There's nothing like the impending prospect of death to change a person's outlook. Take it from Jon Loew, founder and CEO of Keeptree, a video sharing time capsule platform that allows users to record and store videos that are delivered at a later date or according to life milestones. He developed the idea for the company when doctors gave him less than two months to live after a violent reaction to an antibiotic left his central nervous system paralyzed. He wanted to leave video messages for his kids after his death that they would receive at key points in their lives, such as birthdays, graduations, and wedding days. After figuring out how to do it–and making a surprising full recovery–he transformed his solution into a full-fledged company.
Here's what he says he learned from thinking he would die–undeniable truths everyone needs to know about living the best kind of life.

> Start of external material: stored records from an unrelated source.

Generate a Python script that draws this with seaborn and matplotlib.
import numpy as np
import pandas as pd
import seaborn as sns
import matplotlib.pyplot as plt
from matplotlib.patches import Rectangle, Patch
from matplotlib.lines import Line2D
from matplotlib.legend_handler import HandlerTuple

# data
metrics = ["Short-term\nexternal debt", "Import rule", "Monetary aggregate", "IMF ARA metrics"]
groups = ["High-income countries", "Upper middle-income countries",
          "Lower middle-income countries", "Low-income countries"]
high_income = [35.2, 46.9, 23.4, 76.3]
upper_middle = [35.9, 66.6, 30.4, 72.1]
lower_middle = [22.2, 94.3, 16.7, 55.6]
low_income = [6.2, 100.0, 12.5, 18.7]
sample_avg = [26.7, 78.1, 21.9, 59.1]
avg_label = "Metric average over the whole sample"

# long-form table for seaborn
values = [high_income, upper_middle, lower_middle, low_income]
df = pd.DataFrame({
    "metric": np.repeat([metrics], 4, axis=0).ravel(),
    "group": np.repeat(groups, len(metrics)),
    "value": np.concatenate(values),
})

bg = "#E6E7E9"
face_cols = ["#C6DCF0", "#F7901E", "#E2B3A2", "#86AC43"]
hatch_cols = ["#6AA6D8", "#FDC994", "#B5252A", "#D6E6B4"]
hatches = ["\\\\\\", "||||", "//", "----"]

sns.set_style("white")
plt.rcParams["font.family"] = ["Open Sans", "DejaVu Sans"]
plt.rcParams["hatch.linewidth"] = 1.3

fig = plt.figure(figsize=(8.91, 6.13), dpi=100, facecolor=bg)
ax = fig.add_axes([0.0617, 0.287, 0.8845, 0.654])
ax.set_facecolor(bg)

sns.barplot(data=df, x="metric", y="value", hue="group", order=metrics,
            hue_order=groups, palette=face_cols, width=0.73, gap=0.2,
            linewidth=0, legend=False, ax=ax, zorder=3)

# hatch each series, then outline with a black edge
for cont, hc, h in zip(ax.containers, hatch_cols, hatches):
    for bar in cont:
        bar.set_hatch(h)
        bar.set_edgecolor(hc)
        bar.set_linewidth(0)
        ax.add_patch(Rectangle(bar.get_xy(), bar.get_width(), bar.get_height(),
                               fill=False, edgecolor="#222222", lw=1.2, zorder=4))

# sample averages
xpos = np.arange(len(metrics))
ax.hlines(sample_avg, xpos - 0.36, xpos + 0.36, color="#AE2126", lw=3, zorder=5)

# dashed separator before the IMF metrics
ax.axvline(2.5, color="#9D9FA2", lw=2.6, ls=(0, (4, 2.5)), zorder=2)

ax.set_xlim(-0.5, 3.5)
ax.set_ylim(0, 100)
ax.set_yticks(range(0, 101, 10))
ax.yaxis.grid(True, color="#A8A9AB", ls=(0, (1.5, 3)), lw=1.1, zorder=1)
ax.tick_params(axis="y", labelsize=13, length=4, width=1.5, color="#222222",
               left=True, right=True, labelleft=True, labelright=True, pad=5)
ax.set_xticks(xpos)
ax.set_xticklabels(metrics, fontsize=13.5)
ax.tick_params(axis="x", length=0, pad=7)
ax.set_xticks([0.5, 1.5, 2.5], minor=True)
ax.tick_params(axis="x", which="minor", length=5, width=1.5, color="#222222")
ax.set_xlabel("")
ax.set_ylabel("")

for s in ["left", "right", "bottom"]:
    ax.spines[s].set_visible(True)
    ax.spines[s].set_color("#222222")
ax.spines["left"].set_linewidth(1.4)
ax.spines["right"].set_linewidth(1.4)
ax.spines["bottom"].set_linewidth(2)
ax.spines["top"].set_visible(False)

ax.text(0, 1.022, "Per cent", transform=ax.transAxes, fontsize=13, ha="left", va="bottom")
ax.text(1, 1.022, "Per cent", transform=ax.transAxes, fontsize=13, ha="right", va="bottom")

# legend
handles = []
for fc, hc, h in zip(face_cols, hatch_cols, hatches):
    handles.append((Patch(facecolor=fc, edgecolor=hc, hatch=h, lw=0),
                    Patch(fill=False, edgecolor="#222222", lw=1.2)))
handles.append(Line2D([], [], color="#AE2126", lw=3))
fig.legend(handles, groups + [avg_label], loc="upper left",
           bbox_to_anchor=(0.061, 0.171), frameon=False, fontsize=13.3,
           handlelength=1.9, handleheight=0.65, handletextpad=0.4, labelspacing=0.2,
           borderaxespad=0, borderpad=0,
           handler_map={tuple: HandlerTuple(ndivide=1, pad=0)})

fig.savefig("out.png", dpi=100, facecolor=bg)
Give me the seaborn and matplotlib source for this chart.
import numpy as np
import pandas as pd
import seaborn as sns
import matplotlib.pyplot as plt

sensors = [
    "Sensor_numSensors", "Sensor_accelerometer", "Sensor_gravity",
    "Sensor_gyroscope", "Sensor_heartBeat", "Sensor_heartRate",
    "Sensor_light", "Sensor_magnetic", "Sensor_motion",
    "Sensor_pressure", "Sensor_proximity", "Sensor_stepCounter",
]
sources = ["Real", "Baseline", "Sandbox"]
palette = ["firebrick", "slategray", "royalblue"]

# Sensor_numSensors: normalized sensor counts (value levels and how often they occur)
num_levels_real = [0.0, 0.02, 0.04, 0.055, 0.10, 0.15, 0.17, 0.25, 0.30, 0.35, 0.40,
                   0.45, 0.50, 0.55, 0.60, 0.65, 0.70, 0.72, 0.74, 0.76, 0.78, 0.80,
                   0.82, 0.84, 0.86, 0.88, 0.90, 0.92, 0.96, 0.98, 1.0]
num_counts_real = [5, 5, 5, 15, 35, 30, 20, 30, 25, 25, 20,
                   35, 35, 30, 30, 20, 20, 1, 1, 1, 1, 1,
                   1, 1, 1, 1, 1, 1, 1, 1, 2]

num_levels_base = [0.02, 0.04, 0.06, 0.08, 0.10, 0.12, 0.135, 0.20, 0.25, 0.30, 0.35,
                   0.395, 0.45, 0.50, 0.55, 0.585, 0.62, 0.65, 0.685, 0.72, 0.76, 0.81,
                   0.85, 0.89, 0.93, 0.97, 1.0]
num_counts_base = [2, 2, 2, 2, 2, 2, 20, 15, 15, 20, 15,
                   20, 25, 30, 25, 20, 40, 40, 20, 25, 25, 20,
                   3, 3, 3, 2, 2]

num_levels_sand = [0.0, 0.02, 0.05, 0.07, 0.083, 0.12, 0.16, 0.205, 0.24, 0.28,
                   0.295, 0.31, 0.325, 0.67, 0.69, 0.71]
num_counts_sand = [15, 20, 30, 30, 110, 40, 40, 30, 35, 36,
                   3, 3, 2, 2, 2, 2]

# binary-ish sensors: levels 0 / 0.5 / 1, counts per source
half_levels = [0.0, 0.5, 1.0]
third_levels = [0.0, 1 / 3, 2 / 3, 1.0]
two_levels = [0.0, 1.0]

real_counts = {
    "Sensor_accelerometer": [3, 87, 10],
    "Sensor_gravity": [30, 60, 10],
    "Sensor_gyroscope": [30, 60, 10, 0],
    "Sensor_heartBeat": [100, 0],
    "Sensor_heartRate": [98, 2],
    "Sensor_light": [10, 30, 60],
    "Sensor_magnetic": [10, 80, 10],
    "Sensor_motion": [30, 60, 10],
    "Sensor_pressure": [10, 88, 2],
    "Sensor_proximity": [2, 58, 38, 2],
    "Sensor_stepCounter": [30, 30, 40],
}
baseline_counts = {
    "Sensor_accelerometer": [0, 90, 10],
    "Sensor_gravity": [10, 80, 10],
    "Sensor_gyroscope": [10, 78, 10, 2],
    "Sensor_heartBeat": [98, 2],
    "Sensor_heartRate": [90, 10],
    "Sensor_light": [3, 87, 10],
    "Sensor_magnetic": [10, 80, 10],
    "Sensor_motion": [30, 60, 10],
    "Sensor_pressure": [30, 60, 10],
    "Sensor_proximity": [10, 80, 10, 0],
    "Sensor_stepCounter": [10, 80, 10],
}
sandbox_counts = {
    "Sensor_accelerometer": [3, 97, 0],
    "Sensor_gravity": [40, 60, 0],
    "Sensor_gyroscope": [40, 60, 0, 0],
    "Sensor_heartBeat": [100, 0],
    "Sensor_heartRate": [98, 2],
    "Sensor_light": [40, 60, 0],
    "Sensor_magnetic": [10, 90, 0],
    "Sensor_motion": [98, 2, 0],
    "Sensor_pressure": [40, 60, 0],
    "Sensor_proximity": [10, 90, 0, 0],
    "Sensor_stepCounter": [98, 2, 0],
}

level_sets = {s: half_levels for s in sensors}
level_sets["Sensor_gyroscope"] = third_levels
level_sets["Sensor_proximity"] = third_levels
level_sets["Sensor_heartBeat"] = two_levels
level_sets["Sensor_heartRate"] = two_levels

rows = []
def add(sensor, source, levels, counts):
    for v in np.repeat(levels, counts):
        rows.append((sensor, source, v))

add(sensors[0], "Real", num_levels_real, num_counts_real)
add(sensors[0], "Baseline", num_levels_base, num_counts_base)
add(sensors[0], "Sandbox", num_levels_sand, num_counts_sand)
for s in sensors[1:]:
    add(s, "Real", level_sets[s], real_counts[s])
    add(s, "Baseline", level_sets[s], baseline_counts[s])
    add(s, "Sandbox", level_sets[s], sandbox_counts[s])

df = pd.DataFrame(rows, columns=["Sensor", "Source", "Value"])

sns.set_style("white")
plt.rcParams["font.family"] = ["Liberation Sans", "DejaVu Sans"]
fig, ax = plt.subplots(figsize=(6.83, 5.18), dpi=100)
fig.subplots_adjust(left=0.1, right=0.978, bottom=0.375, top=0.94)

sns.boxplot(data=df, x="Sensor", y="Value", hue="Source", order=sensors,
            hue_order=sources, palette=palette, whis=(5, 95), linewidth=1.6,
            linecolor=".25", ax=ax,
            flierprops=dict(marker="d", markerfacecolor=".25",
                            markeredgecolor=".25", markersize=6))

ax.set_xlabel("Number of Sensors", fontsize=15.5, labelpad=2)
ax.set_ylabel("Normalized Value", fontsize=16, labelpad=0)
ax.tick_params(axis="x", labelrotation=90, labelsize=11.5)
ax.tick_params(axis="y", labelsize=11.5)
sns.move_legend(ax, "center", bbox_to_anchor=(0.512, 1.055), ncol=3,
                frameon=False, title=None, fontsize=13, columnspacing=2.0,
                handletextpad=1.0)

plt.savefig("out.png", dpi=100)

1. Allocate how you will spend your time.
Your time on this planet is finite. Imagine you knew exactly how many days, weeks or years you have left. Would you be more intentional about how you use them? What do you want to spend your time here working on? Who do you want to spend it with? Be smart and think about what percentage of your time you are going to spend on various activities. "Spend the majority of your time doing things with people that you like, and spending as much time with your family as you can," he says. "Once you learn about the economy of time, you can apply that to business pretty simply."
2. Don't ever use the word "emergency" in a business setting.
Unless someone is in danger, dying or dead, it's not an emergency, but a challenge. "There are lots of people out there that are facing challenges that were far greater than mine," he says. "I'm sure that they would not like to hear someone talking about a business deal as a life-or-death situation."
3. Take fear and anxiety out of business.
You can spend a lot of time thinking about everything that can go wrong with your business or a particular deal, but in reality 90 percent of the things you worry about never actually happen. Instead, create just a handful of contingency plans and free yourself to be more productive and move onto the next big thing. The other benefit to removing fear and anxiety from your work life: You'll appear more confident, a character trait that breeds success.
4. If you have to try too hard, maybe it's a bad idea.
While tenacity and perseverance are admirable qualities, the notion that you should never quit–no matter what–is misguided. "I pursued lots of ideas in my short time on this earth. Some have been successful, some not-so successful. And in looking back I can see there were certain situations where probably I was ignoring the market or the trend and I was pushing things too hard," he says. "Sometimes it's better to let those situations go, and pursue something where there's a little bit more momentum on your side."
5. Laugh about everything.
If you look hard enough you can likely find an element of humor in just about every situation. Make people laugh and not only will you make them feel better, you'll bond with them, as well. "It helps me laugh at myself when something goes wrong," he says. "And when I was really sick I actually made myself laugh by saying 'What the hell else is going to go wrong today?' And it was one of the only ways that I got through it."
6. The journey is the destination, so enjoy it.
People tend to set goals for when they hit certain ages, often in terms of family, home ownership and retirement. "They have their head down and they say 'That's my goal.' And that's their destination," he says. "But the fact of the matter is, we don't know when our lives are going to end so you better enjoy what you're doing and who you're doing it with as much as possible, because you're already at the destination."
7. Remember, things are never as bad or as good as they seem.
If you look back on your life you can probably conjure up memories of terrible situations and scenarios that in the long-term didn't turn out as bad as you thought at the time. In fact, most people are not skilled in assessing the actual level of perceived threats. So, the next time something happens that feels like a disaster, remember everything you've already come through. It's not the end. "The same could be said about being over-excited about good things," he says. "Keep things in perspective. Avoid the absolute margins of the bell curve and keep your reactions to developments in your life somewhat even-keeled."